Reputation: 732
I have the following situation which I've solved in a very inefficient way:
I have a dataframe called dfUniques
where each row contains a different value from the others (e.g.: 1K rows, but it could be much more, or even less than 100 rows). And a dataframe called dfFull
, where it can be found in some of its rows the same values that are present in dfUniques
. The dfFull
is much bigger than dfUniques
, and also it has 3 times the number of columns than dfUniques
. What I want to do is to find all rows in dfFull
where the columns in common with dfUniques
have the same values that a row in it. Because the objective is count how many rows from the dfUniques
are in dfFull
.
The way I've implemented is wrong (I think) because it takes a lot of time, and also I'm using the collect()

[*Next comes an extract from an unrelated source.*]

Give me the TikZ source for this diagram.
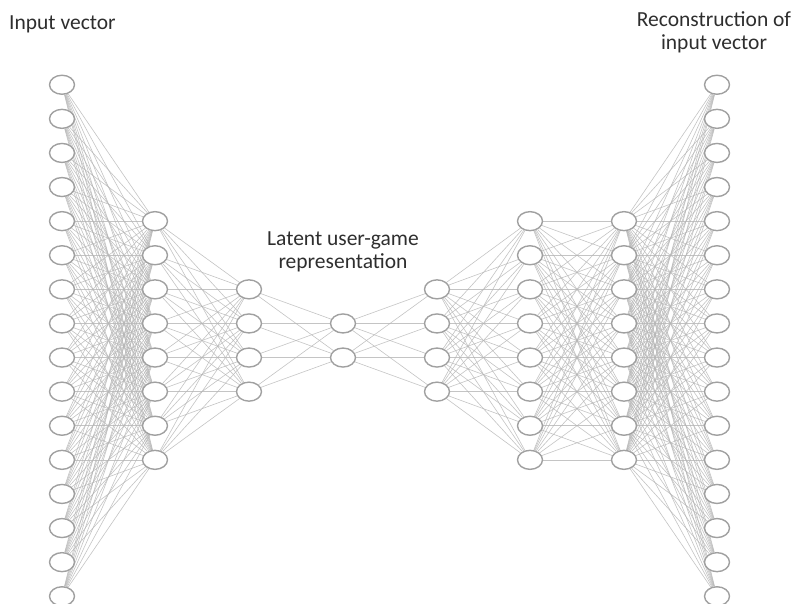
\documentclass[tikz,border=0pt]{standalone}
\usepackage{fontspec}
\setmainfont{Carlito}
\usetikzlibrary{shapes.geometric}
\pgfdeclarelayer{background}
\pgfsetlayers{background,main}
\definecolor{txtgray}{HTML}{2E2E2E}
\definecolor{ringgray}{HTML}{A0A0A0}
\definecolor{edgegray}{HTML}{B5B5B5}
\tikzset{
  neuron/.style={ellipse, draw=ringgray, fill=white, line width=1.4pt, minimum width=25pt, minimum height=19pt, inner sep=0pt},
  conn/.style={draw=edgegray, line width=0.6pt, opacity=0.8},
  lbl/.style={text=txtgray, font=\fontsize{21.5}{23}\selectfont, inner sep=0pt}
}
\begin{document}
\begin{tikzpicture}[x=1pt,y=-1pt]
\useasboundingbox (0,0) rectangle (797,604);
\foreach \l/\x/\n in {1/62/16,2/155/8,3/249/4,4/343/2,5/437/4,6/530/8,7/624/8,8/717/16} {
  \foreach \i in {1,...,\n} {
    \node[neuron] (n\l-\i) at (\x, {340.5 + (\i - (\n+1)/2)*34.1}) {};
  }
}
\begin{pgfonlayer}{background}
\foreach \a/\b/\p/\q in {1/2/16/8,2/3/8/4,3/4/4/2,4/5/2/4,5/6/4/8,6/7/8/8,7/8/8/16} {
  \foreach \i in {1,...,\p} {
    \foreach \j in {1,...,\q} {
      \draw[conn] (n\a-\i) -- (n\b-\j);
    }
  }
}
\end{pgfonlayer}
\node[lbl, anchor=west] (t1) at (9,24) {Input vector};
\node[lbl, align=center] (t2) at (714,32) {Reconstruction of\\input vector};
\node[lbl, align=center] (t3) at (343,252) {Latent user-game\\representation};
\end{tikzpicture}
\end{document}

call (and I know it is not the best when data become big). This is my code:
dfUniques.collect().foreach{
row => {
val singlerowRDD = spark.createDataFrame(spark.sparkContext.parallelize(Seq(row)), myschema)
val matching = dfFull
.join(singlerow, columnsInCommon)
.select(selColumns.head, selColumns.tail: _*)
val matchingCount = matching.count()
println("instances that matched\t" + matchingCount)
if (matchingRBCount > 0){
val dfAggr = matching.groupBy("name").avg(selColumns: _*)
resultData = resultData.union(dfAggr)
}
}
}
I think a good approach should be using some join
, but I cannot find which is the best to do what I want. Any suggestion?
I've found this (https://stackoverflow.com/a/51679966/5081366) but it is not for my case, because the post try to join each row of a dataframe with all rows of another dataframe, but I want to obtain just the rows that match with each row of dfUniques
. Well, I hope to be clear.
Upvotes: 1
Views: 231
Reputation: 1712
You are right, join is the best way to go. In your case ,'left semi' will be applicable. You can also read various types of spark joins from here - https://spark.apache.org/docs/2.4.0/api/python/pyspark.sql.html?highlight=join#pyspark.sql.DataFrame.join
tst= sqlContext.createDataFrame([(1,2),(1,3),(9,9),(2,4),(2,10),(3,5),(10,9),(3,6),(3,8),(7,9),(4,5),(19,1),(20,4),(22,3),(30,5),(67,4)],schema=['a','b'])
tst1 = sqlContext.createDataFrame([(1,2),(2,5),(7,6)],schema=['a','c'])
tst_res= tst.join(tst1,on='a',how='left_semi')
tst_res.show()
+---+---+
| a| b|
+---+---+
| 1| 2|
| 1| 3|
| 2| 4|
| 2| 10|
| 7| 9|
+---+---+
Upvotes: 1